Transparenz vs Polit-Propaganda
Passt eigentlich zur Rubrik „Was vom Tage übrig blieb“: Ich habe im Deutschlandfunk noch einmal in gebotener verbaler Zurückhaltung das Vorgehen so genannter Volksvertreter im Bundestag kommentiert, von denen einige gerade in Chile und Brasilien herumdilettieren.
[Verlinkt wird später, vielleicht, ich habe jetzt keine Zeit dafür.]
Wer die Berichterstattung über die erste nunmehr wieder nichtöffentliche Sitzung des Bundestags-Sportausschusses analysiert, bewegt sich im Reich des Absurden. Abgeordnete, die lange Jahre keinen substanziellen Beitrag zur deutschen Sportpolitik geleistet haben, außer dem, die Öffentlichkeit auszusperren, erlangen zunehmend die Deutungshoheit über ihre Inkompetenz. Sie dürfen intransparente Vorgänge im Ausschuss kommentieren, werden plötzlich wieder gefragt und mit Floskeln zitiert, beugen die Wahrheit ungeniert – und können ihren Fraktionschefs am Ende sogar hübsche Medienwerte vorgaukeln.
Sicher, kaum ein Bericht – ob nun in Blogs oder herkömmlichen Medien – sparte diesmal den Fakt aus, dass die Öffentlichkeit ausgeschlossen blieb.
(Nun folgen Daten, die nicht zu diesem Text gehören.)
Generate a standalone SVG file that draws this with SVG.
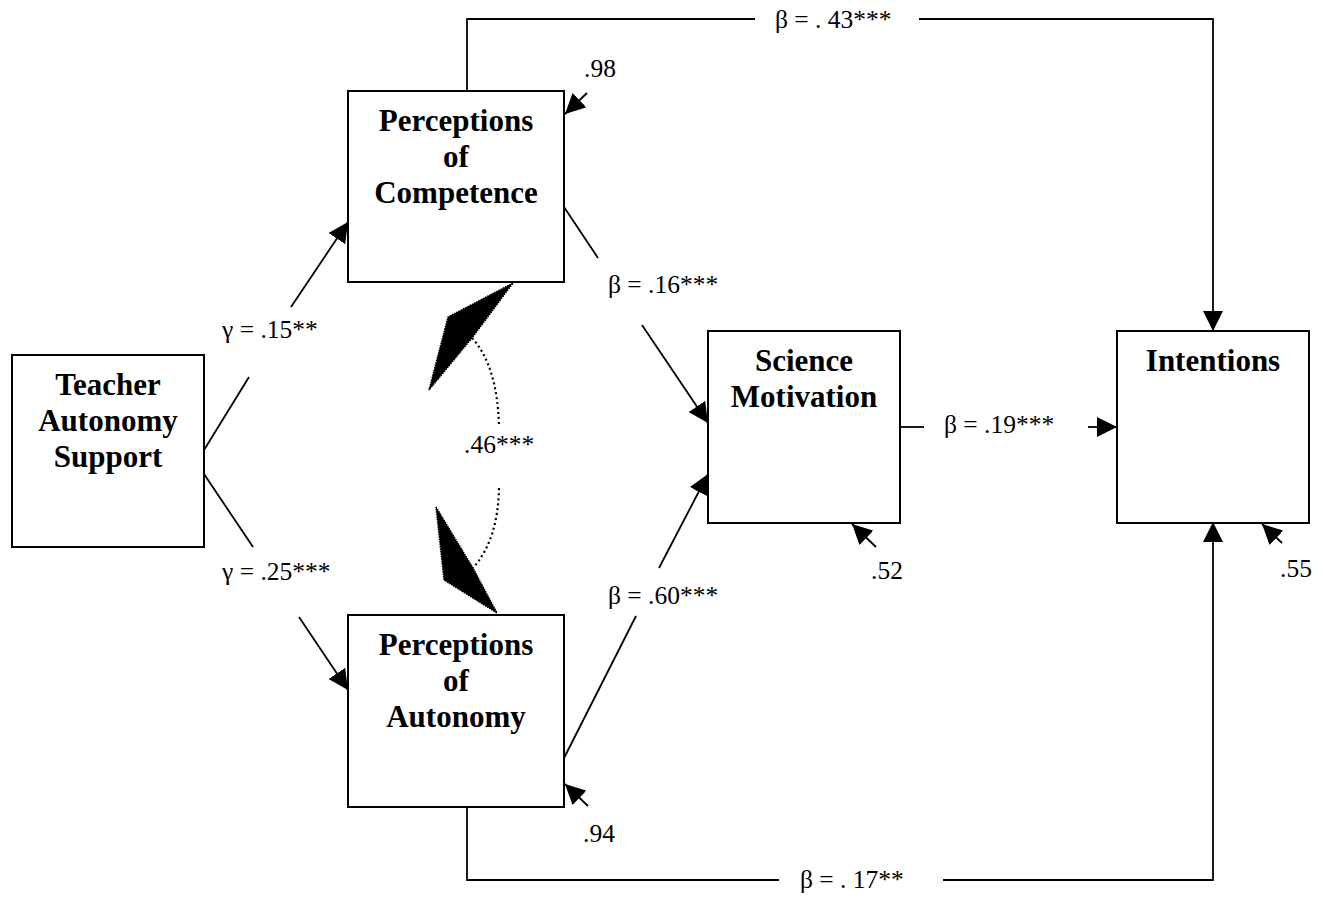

Bei den nächsten Sitzungen aber, wenn das Unerhörte zur Normalität geworden ist, wird das gewiss anders aussehen, besonders in den Texten der so genannten Nachrichtenagenturen, für die meist nur eine Nachricht ist, was von offiziellen Stellen verkündet wurde.
Die Kernfrage lautet deshalb:
Muss Journalismus im dritten Jahrtausend noch so funktionieren? Gibt es eine Pflicht zur Termin-Berichterstattung über einen Ausschuss, der sich mehrheitlich der Öffentlichkeit verweigert?
Eine Antwort darauf lautet: Es gibt diese Pflicht nicht. Es gibt sie überhaupt nicht – mehr.
Eine zweite Antwort lautet: Dagegen hilft nur Recherche, und zwar losgelöst von Sitzungsterminen.
Es sind die Abgeordneten, die mit Ihrer Haltung eine wahrhaftige Berichterstattung verhindern. Und es spielt auch keine Rolle, ob fast alle Ausschüsse des Bundestages ebenfalls nichtöffentlich tagen. Derlei Verhaltensmuster sind inakzeptabel – sie passen nicht in diese Zeit. Denn die Gesellschaft braucht Transparenz wie die Luft zum Atmen. Der Bürger darf Transparenz erwarten und verlangen. Journalisten sollten es auch.